Behind the Scenes at Fairfax High School

Behind the Scenes at Fairfax High School

It takes massive amounts of preparation to put together a demanding show like "Blithe Spirit." Not only must the actors and actresses master the timing of playwright Noel Coward's linguistic wit, but also the technical aspects of the show must be honed to perfection. The designers and technicians have been working since December on creating a concise show. Everything from the layout of the set to special effects and costumes are designed and created by Fairfax High School students. Bob Smith, the theater director at FHS, has always made it his policy to give his students control over the creative process. Because of this, his students are able to familiarize themselves with multiple facets of a show. Often the cast and production crew lists are almost duplicates of each other.

"Blithe Spirit" is not unique in this regard, however what does make it different is the level of technical planning needed. "We're essentially building a house," Smith said of the one room set at an early production meeting. Usually, a theatrical set at FHS is built close to the show's opening and is really only stable enough to last through a week or two of dress rehearsal and performances. This set on the other hand, has to withstand slamming doors, flying furniture and other various and sundry supernatural happenings all the while maintaining aesthetic qualities of a 1940's English country living room. This is the job of Grace Weik, set designer, and Beth Goodell, props mistress. Together they are creating an image of placid British living to contrast with the strange occurrences of the show.

The person behind destroying Weik and Goodell's vision each night is Grace Royer, special effects coordinator. She is charged with making the impossible, possible. Royer is working out ways to make the audience believe they are actually seeing vases hurl themselves across the room and pianos play independent of human manipulation.

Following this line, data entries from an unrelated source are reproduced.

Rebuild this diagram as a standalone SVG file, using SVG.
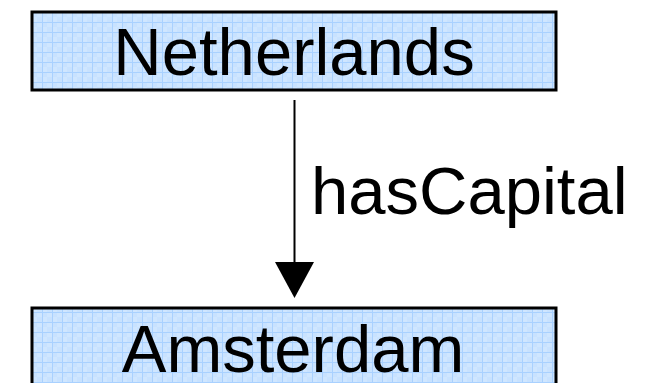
<svg xmlns="http://www.w3.org/2000/svg" width="657" height="383" viewBox="0 0 657 383">
<defs>
<pattern id="grid" x="2" y="2" width="10" height="10" patternUnits="userSpaceOnUse">
<rect width="10" height="10" fill="#cfe6ff"/>
<rect x="0" y="0" width="5" height="5" fill="#c8e2ff"/>
<rect x="5" y="5" width="5" height="5" fill="#c8e2ff"/>
<path d="M0 0.5H10M0.5 0V10" stroke="#a9d1ff" stroke-width="1" fill="none"/>
</pattern>
<marker id="arrow" viewBox="0 0 39 36" refX="19.5" refY="36" markerWidth="39" markerHeight="36" markerUnits="userSpaceOnUse" orient="auto-start-reverse">
<path d="M0 0L39 0L19.5 36Z" fill="#000"/>
</marker>
<style>
.node{fill:url(#grid);stroke:#000;stroke-width:3}
.label{font-family:"Liberation Sans",Arial,sans-serif;font-size:67px;fill:#000}
</style>
</defs>
<g id="netherlands">
<rect class="node" x="32" y="12" width="524" height="78"/>
<text class="label" x="294" y="75" text-anchor="middle">Netherlands</text>
</g>
<g id="amsterdam">
<rect class="node" x="32" y="308" width="524" height="90"/>
<text class="label" x="293" y="372" text-anchor="middle">Amsterdam</text>
</g>
<g id="connectors">
<line x1="294.5" y1="100" x2="294.5" y2="262" stroke="#000" stroke-width="2"/>
<path d="M275 262L314 262L294.5 298Z" fill="#000"/>
<text class="label" x="311" y="214">hasCapital</text>
</g>
</svg>
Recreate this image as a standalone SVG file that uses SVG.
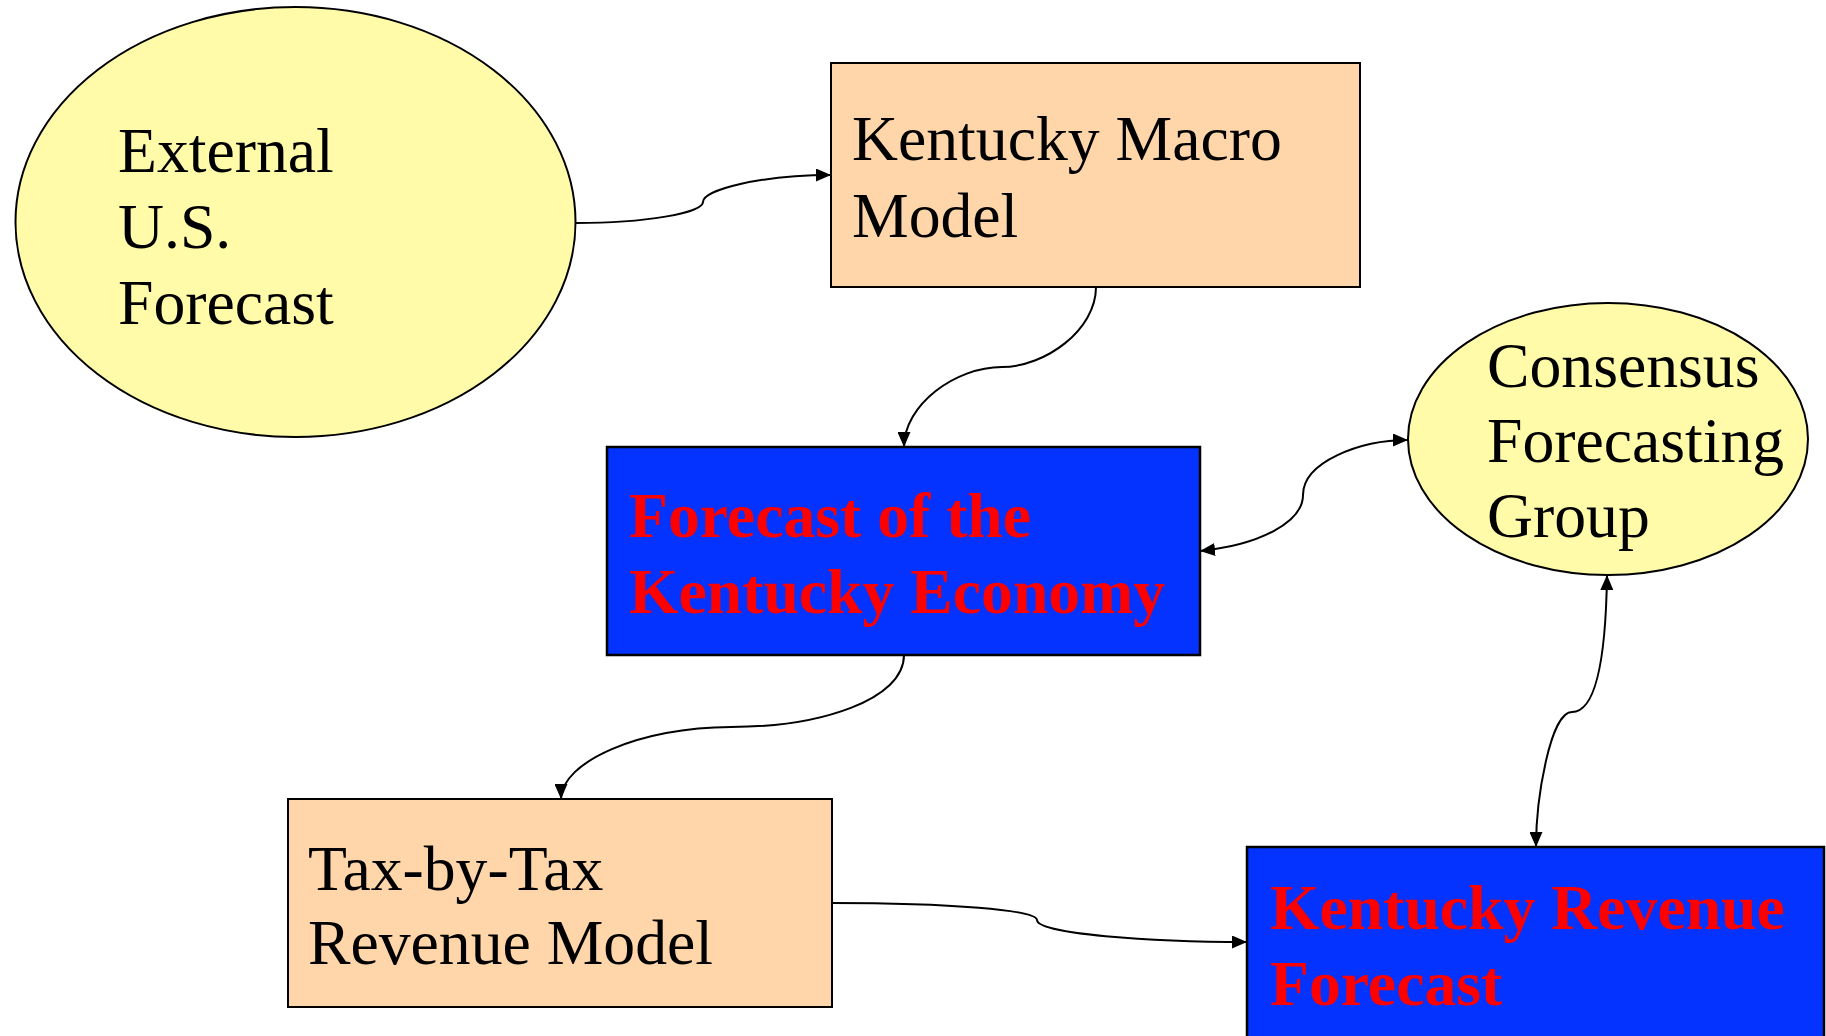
<svg xmlns="http://www.w3.org/2000/svg" width="1826" height="1036" viewBox="0 0 1826 1036">
<style>
.t{font-family:"Liberation Serif","Times New Roman",serif;font-size:63.7px;fill:#000}
.tb{font-family:"Liberation Serif","Times New Roman",serif;font-size:63.7px;font-weight:bold;fill:#FF0000}
.ell{fill:#FFFBA8;stroke:#000;stroke-width:2}
.peach{fill:#FFD6AA;stroke:#000;stroke-width:2}
.blue{fill:#0433FF;stroke:#000;stroke-width:2.5}
.c{fill:none;stroke:#000;stroke-width:2}
</style>
<defs>
<marker id="ah" viewBox="0 0 15 13" refX="15" refY="6.5" markerWidth="15" markerHeight="13" markerUnits="userSpaceOnUse" orient="auto-start-reverse">
<path d="M0,0 L15,6.5 L0,13 z" fill="#000"/>
</marker>
</defs>
<rect width="1826" height="1036" fill="#fff"/>
<g id="external">
<ellipse class="ell" cx="295.5" cy="222" rx="280" ry="215"/>
<text class="t" x="118" y="172">External</text>
<text class="t" x="118" y="248">U.S.</text>
<text class="t" x="118" y="324">Forecast</text>
</g>
<g id="macro">
<rect class="peach" x="831" y="63" width="529" height="224"/>
<text class="t" x="852" y="160">Kentucky Macro</text>
<text class="t" x="852" y="237">Model</text>
</g>
<g id="economy">
<rect class="blue" x="607" y="447" width="593" height="208"/>
<text class="tb" x="629" y="537">Forecast of the</text>
<text class="tb" x="629" y="613">Kentucky Economy</text>
</g>
<g id="consensus">
<ellipse class="ell" cx="1608" cy="439" rx="200" ry="136"/>
<text class="t" x="1487" y="387">Consensus</text>
<text class="t" x="1487" y="462">Forecasting</text>
<text class="t" x="1487" y="537">Group</text>
</g>
<g id="taxmodel">
<rect class="peach" x="288" y="799" width="544" height="208"/>
<text class="t" x="308" y="890">Tax-by-Tax</text>
<text class="t" x="308" y="964">Revenue Model</text>
</g>
<g id="revenue">
<rect class="blue" x="1247" y="847" width="577" height="200"/>
<text class="tb" x="1270" y="929">Kentucky Revenue</text>
<text class="tb" x="1270" y="1005">Forecast</text>
</g>
<g id="connectors">
<path class="c" marker-end="url(#ah)" d="M576,223 C645,223 703,213 703,202 C703,190 760,175 831,175"/>
<path class="c" marker-end="url(#ah)" d="M1096,287 C1096,330 1045,367 1002,367 C955,367 904,405 904,447"/>
<path class="c" marker-start="url(#ah)" marker-end="url(#ah)" d="M1200,551 C1260,545 1303,522 1303,495 C1303,462 1360,440 1408,440"/>
<path class="c" marker-end="url(#ah)" d="M904,655 C904,700 820,727 731,727 C640,727 561,762 561,799"/>
<path class="c" marker-start="url(#ah)" marker-end="url(#ah)" d="M1607,575 C1606,650 1598,712 1572,712 C1550,712 1536,800 1536,847"/>
<path class="c" marker-end="url(#ah)" d="M831,903 C950,903 1037,910 1037,920 C1037,934 1150,942 1247,942"/>
</g>
</svg>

She is also working on the integration of a variety of new technologies into the special effects.

The cast's costumes also present a challenge. Despite the small cast, costume designer Meredith Jones finds herself making multiple costumes for single characters, which they must be able to change into and out of relatively quickly. She, make-up designer Gabriella Adler and hair designer Sierra Salman have spent hours researching the fashions and restrictions of the era to develop a realistic interpretation of people in the 1940s. They must also make people appear to be mere spectral presences. Without the luxury of film technology their basic tool is color. "By countering the colorful costumes of the living characters with the completely gray ghosts, we can show the audience that these characters have died," says Jones of the color choice.

A skilled, creative production team does more than just paint a pretty picture for an audience. It is their job to create the world the in which characters come to life. Without sets, lighting, sound, costumes etc. it doesn't matter how talented an actor or actress is, they're just someone on a bare stage, in the dark, that no one can hear.